La 1° RM alla même jusqu'à demander le stockage directement
dans les casemates, ce qui fut refusé pour d'évidentes raisons. Mais la meilleure façon de se préparer était encore d'installer au moins les obus directement dans le sol dés le temps de paix.
Suite à des essais effectués à la Pyrotechnie de Bourges fin 1937, l'EMA fit donc développer avant l'été 1938 une
enveloppe (étui) de protection de l'obus en tôle, remplie d'un hydrofuge à base de brai (goudron) de houille, permettant d'installer à demeure ces obus "Ollivier" dans le sol sans crainte de détérioration par l'humidité ou des feux de broussaille et permettant de gagner un temps précieux de mise en place (seul l'allumeur et le piquet étaient alors à ajouter). Pour limiter les risques, les plans prévoyaient une installation "à priori" limitée aux avants d'ouvrages occupés, permettant une surveillance appropriée. Les Régions Militaires furent invitées à définir les zones à équiper dés le temps de paix.

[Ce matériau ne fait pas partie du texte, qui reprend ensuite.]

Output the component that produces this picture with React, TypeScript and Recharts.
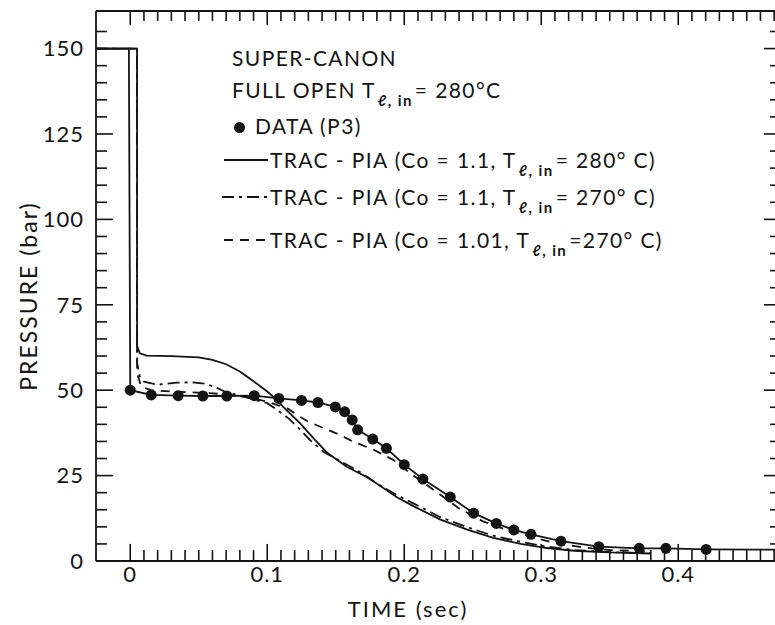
import React from 'react';
import { ComposedChart, Line, Scatter, XAxis, YAxis, ReferenceLine } from 'recharts';

// measured data (P3), dots
const dataTime = [0, 0.0153, 0.035, 0.053, 0.0705, 0.0905, 0.1085, 0.125, 0.137, 0.1496, 0.1565, 0.162, 0.166, 0.177, 0.187, 0.2, 0.2136, 0.2336, 0.2506, 0.2672, 0.28, 0.2925, 0.3144, 0.342, 0.3715, 0.391, 0.4204];
const dataPressure = [50, 48.6, 48.4, 48.3, 48.3, 48.4, 47.6, 47.0, 46.4, 45.1, 43.7, 41.3, 38.4, 35.7, 33.0, 28.2, 24.0, 18.7, 14.0, 11.0, 9.1, 7.8, 5.8, 4.2, 3.7, 3.7, 3.4];
// line through the data, including the initial pressure and the tail
const dataLineHeadTime = [-0.025, -0.001];
const dataLineHeadPressure = [150, 150];
const dataLineTailTime = [0.475];
const dataLineTailPressure = [3.3];

// TRAC-PIA (Co=1.1, T=280 C) solid
const solidTime = [-0.025, 0.005, 0.005, 0.007, 0.012, 0.03, 0.05, 0.06, 0.07, 0.08, 0.09, 0.1, 0.105, 0.114, 0.124, 0.134, 0.144, 0.158, 0.173, 0.185, 0.195, 0.207, 0.226, 0.246, 0.265, 0.285, 0.304, 0.324, 0.35, 0.38];
const solidPressure = [150, 150, 63, 60.8, 60.1, 60, 59.6, 58.9, 57.6, 55.5, 52.6, 49.6, 47.9, 44.2, 40.3, 35.8, 31.6, 27.6, 24.5, 21.3, 18.6, 16, 12.2, 9.2, 6.8, 5.0, 3.8, 3.0, 2.5, 2.2];

// TRAC-PIA (Co=1.1, T=270 C) dash-dot
const dashDotTime = [-0.025, 0.005, 0.005, 0.007, 0.01, 0.02, 0.034, 0.045, 0.055, 0.062, 0.07, 0.08, 0.09, 0.1, 0.108, 0.116, 0.122, 0.131, 0.141, 0.153, 0.165, 0.182, 0.195, 0.207, 0.226, 0.246, 0.265, 0.285, 0.304, 0.324, 0.35, 0.38];
const dashDotPressure = [150, 150, 58, 54, 52.5, 51.6, 52.2, 52.3, 51.9, 50.9, 49.4, 48.5, 47.3, 46.2, 44.0, 41.6, 39.3, 35.5, 32, 29.3, 26.7, 22.2, 19.2, 16.8, 12.9, 9.9, 7.4, 5.6, 4.2, 3.2, 2.6, 2.3];

// TRAC-PIA (Co=1.01, T=270 C) dashed
const dashedTime = [-0.025, 0.005, 0.005, 0.008, 0.015, 0.03, 0.05, 0.07, 0.09, 0.102, 0.115, 0.124, 0.13, 0.153, 0.163, 0.178, 0.192, 0.2044, 0.2215, 0.24, 0.258, 0.275, 0.297, 0.311, 0.33, 0.35, 0.38];
const dashedPressure = [150, 150, 55, 51, 50, 49.6, 49.3, 48.8, 47.6, 46.4, 44.6, 42.2, 40.8, 36.9, 34.9, 32.5, 29.6, 25.7, 20.8, 15.4, 11.5, 9.1, 6.6, 5.2, 4.0, 3.2, 2.8];

const xTicks = [0, 0.1, 0.2, 0.3, 0.4];
const yTicks = [0, 25, 50, 75, 100, 125, 150];
const xMinorTicks = Array.from({ length: 48 }, (_, i) => i / 100);
const yMinorTicks = Array.from({ length: 31 }, (_, i) => (i + 1) * 5);

const X_MIN = -0.025;
const X_MAX = 0.475;
const Y_MAX = 161;

const toPoints = (t: number[], p: number[]) => t.map((v, i) => ({ t: v, p: p[i] }));

const dataDots = toPoints(dataTime, dataPressure);
const dataLine = [
    ...toPoints(dataLineHeadTime, dataLineHeadPressure),
    ...dataDots,
    ...toPoints(dataLineTailTime, dataLineTailPressure),
];
const solidLine = toPoints(solidTime, solidPressure);
const dashDotLine = toPoints(dashDotTime, dashDotPressure);
const dashedLine = toPoints(dashedTime, dashedPressure);

const INK = '#141414';
const FONT = 'Lato, "DejaVu Sans", sans-serif';

const isMajorX = (t: number) => Math.abs(t * 10 - Math.round(t * 10)) < 1e-6;

const Dot = (props: any) => <circle cx={props.cx} cy={props.cy} r={5.5} fill={INK} />;

const Sub = () => (
    <span style={{ fontSize: 15, fontWeight: 700, position: 'relative', top: 8, margin: '0 2px' }}>ℓ, in</span>
);

const row = (top: number, left: number): React.CSSProperties => ({
    position: 'absolute', top, left, whiteSpace: 'nowrap', lineHeight: '24px',
});

export default function App() {
    // ticks on the frame, in data units so the library scales place them
    const tickLines: React.ReactNode[] = [];
    xMinorTicks.forEach((t) => {
        const major = isMajorX(t);
        tickLines.push(
            <ReferenceLine key={'b' + t} segment={[{ x: t, y: 0 }, { x: t, y: major ? 5 : 3.2 }]} stroke={INK} strokeWidth={1.6} ifOverflow="visible" />,
            <ReferenceLine key={'t' + t} segment={[{ x: t, y: Y_MAX }, { x: t, y: Y_MAX - (major ? 4.1 : 2.9) }]} stroke={INK} strokeWidth={1.6} ifOverflow="visible" />,
        );
    });
    yMinorTicks.forEach((p) => {
        const major = p % 25 === 0;
        tickLines.push(
            <ReferenceLine key={'l' + p} segment={[{ x: X_MIN, y: p }, { x: X_MIN + (major ? 0.0124 : 0.008), y: p }]} stroke={INK} strokeWidth={1.6} ifOverflow="visible" />,
            <ReferenceLine key={'r' + p} segment={[{ x: X_MAX, y: p }, { x: X_MAX - (major ? 0.0124 : 0.008), y: p }]} stroke={INK} strokeWidth={1.6} ifOverflow="visible" />,
        );
    });

    return (
        <div style={{ position: 'absolute', left: 0, top: 0, width: 775, height: 625, overflow: 'hidden', background: '#fff', fontFamily: FONT, color: INK }}>
            <ComposedChart width={790} height={625} margin={{ top: 11, right: 9, bottom: 0, left: 0 }}>
                <XAxis
                    type="number"
                    dataKey="t"
                    domain={[X_MIN, X_MAX]}
                    allowDataOverflow
                    ticks={xTicks}
                    tickFormatter={(v: number) => (v === 0 ? '0' : v.toFixed(1))}
                    height={64}
                    tickSize={0}
                    tickMargin={5}
                    axisLine={{ stroke: INK, strokeWidth: 1.8 }}
                    tickLine={false}
                    tick={{ fill: INK, fontSize: 22, fontFamily: FONT, letterSpacing: 1 }}
                />
                <YAxis
                    type="number"
                    dataKey="p"
                    domain={[0, Y_MAX]}
                    allowDataOverflow
                    ticks={yTicks}
                    width={96}
                    tickSize={0}
                    tickMargin={12}
                    axisLine={{ stroke: INK, strokeWidth: 1.8 }}
                    tickLine={false}
                    tick={{ fill: INK, fontSize: 22, fontFamily: FONT, letterSpacing: 1 }}
                />
                <ReferenceLine y={Y_MAX} stroke={INK} strokeWidth={1.8} ifOverflow="visible" />
                <ReferenceLine x={X_MAX} stroke={INK} strokeWidth={1.8} ifOverflow="visible" />
                {tickLines}
                <Line data={dataLine} dataKey="p" type="linear" stroke={INK} strokeWidth={1.8} dot={false} isAnimationActive={false} />
                <Line data={solidLine} dataKey="p" type="linear" stroke={INK} strokeWidth={1.8} dot={false} isAnimationActive={false} />
                <Line data={dashDotLine} dataKey="p" type="linear" stroke={INK} strokeWidth={1.8} strokeDasharray="12 5 3 5" dot={false} isAnimationActive={false} />
                <Line data={dashedLine} dataKey="p" type="linear" stroke={INK} strokeWidth={1.8} strokeDasharray="9 7" dot={false} isAnimationActive={false} />
                <Scatter data={dataDots} dataKey="p" shape={Dot} isAnimationActive={false} />
            </ComposedChart>

            <div style={{ position: 'absolute', left: 28, top: 296, transform: 'translate(-50%, -50%) rotate(-90deg)', fontSize: 23, letterSpacing: 2, whiteSpace: 'nowrap' }}>
                PRESSURE (bar)
            </div>
            <div style={{ position: 'absolute', left: 408, top: 608, transform: 'translate(-50%, -50%)', fontSize: 22, letterSpacing: 2, whiteSpace: 'nowrap' }}>
                TIME (sec)
            </div>

            <div style={{ fontSize: 21, letterSpacing: 1.4 }}>
                <div style={row(46, 232)}>SUPER-CANON</div>
                <div style={row(78, 232)}>FULL OPEN T<Sub />= 280°C</div>
                <div style={row(114, 234)}>
                    <span style={{ display: 'inline-block', width: 11, height: 11, borderRadius: 6, background: INK, marginRight: 10, verticalAlign: 1 }} />
                    DATA (P3)
                </div>
                <div style={row(148, 224)}>
                    <svg width={46} height={10} style={{ verticalAlign: 3 }}><line x1={0} y1={5} x2={44} y2={5} stroke={INK} strokeWidth={1.8} /></svg>
                    TRAC - PIA (Co = 1.1, T<Sub />= 280° C)
                </div>
                <div style={row(185, 222)}>
                    <svg width={48} height={10} style={{ verticalAlign: 3 }}><line x1={0} y1={5} x2={46} y2={5} stroke={INK} strokeWidth={1.8} strokeDasharray="12 5 3 5" /></svg>
                    TRAC - PIA (Co = 1.1, T<Sub />= 270° C)
                </div>
                <div style={row(228, 224)}>
                    <svg width={46} height={10} style={{ verticalAlign: 3 }}><line x1={0} y1={5} x2={44} y2={5} stroke={INK} strokeWidth={1.8} strokeDasharray="9 7" /></svg>
                    TRAC - PIA (Co = 1.01, T<Sub />=270° C)
                </div>
            </div>
        </div>
    );
}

Coupe de l'étui métallique de protection des obus OLLIVIER placés dés le temps de paix
Concernant ces étuis métalliques spéciaux de protection, leur fabrication à hauteur de 39.735 exemplaires (soit de quoi enterrer un tiers de la dotation totale d'obus de piquets) est approuvée le 28 septembre 1938 par l'EMA. Une note de l'EMA (2481 10/EMA) datée du 15 Mai 1939 précise à la 6° Région Militaire que ceux-ci sont en fabrication et que les livraisons sont prévues à compter de Juillet à raison de 8000 par mois. On ne sait si ces livraisons ont effectivement eu lieu, ni si ces étuis ont été utilisés : la question peut se poser car aucune de ces enveloppes n'a jamais été retrouvée.
Enfin, une version un peu améliorée du piquet OLLIVIER en termes de sécurité de mise en œuvre fut proposée aux armées à partir d'Avril 1939 (note 5116 2/4-S du Génie) qui sera couverte par une notice STG spécifique en Septembre suivant.